Regulation Issues

Market Pricing For Water, Electricity

When regulators "protect" consumers from the true costs of water and electric power generation, the result is intermittent scarcities -- leading to water rationing, and brown-outs and black-outs. Economists say such consequences are inevitable whenever bureaucrats seek to avoid market pricing.

  • Had water prices been allowed to fluctuate depending on supply and demand, the Northeastern states could have avoided shortages even during the present drought -- along with government-imposed bans on water usage, they say.

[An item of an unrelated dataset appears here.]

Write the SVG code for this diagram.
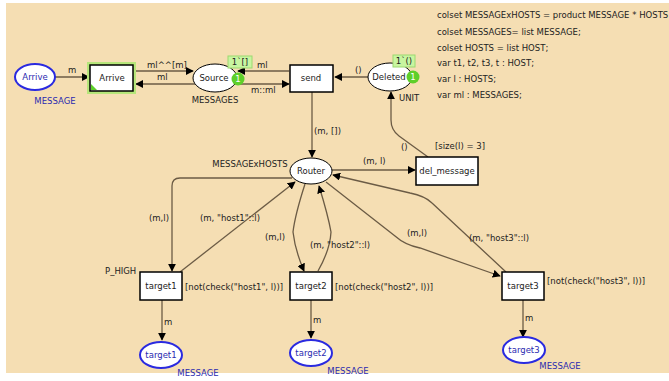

  • Because many of the facilities that generate electric power during periods of peak demand are used only 10 to 14 days per year, owners need to cover a year's worth of depreciation and capital costs all at once -- making electric power during demand peaks incredibly expensive.

  • Last summer, for example, power-production costs reached $7.50 per kilowatt hour in some parts of the Midwest.

  • Likewise, the heatwave just last month drove the marginal cost of power in the Pennsylvania-New Jersey-Maryland area to 94 cents per kilowatt hour.

Yet consumers were shielded from these market realities and continued to pay 5 to 7 cents per kilowatt hour.

Consumers have had no trouble adapting to marginal pricing of long-distance telephone service. Why, economists ask, should water and electricity pricing be any different?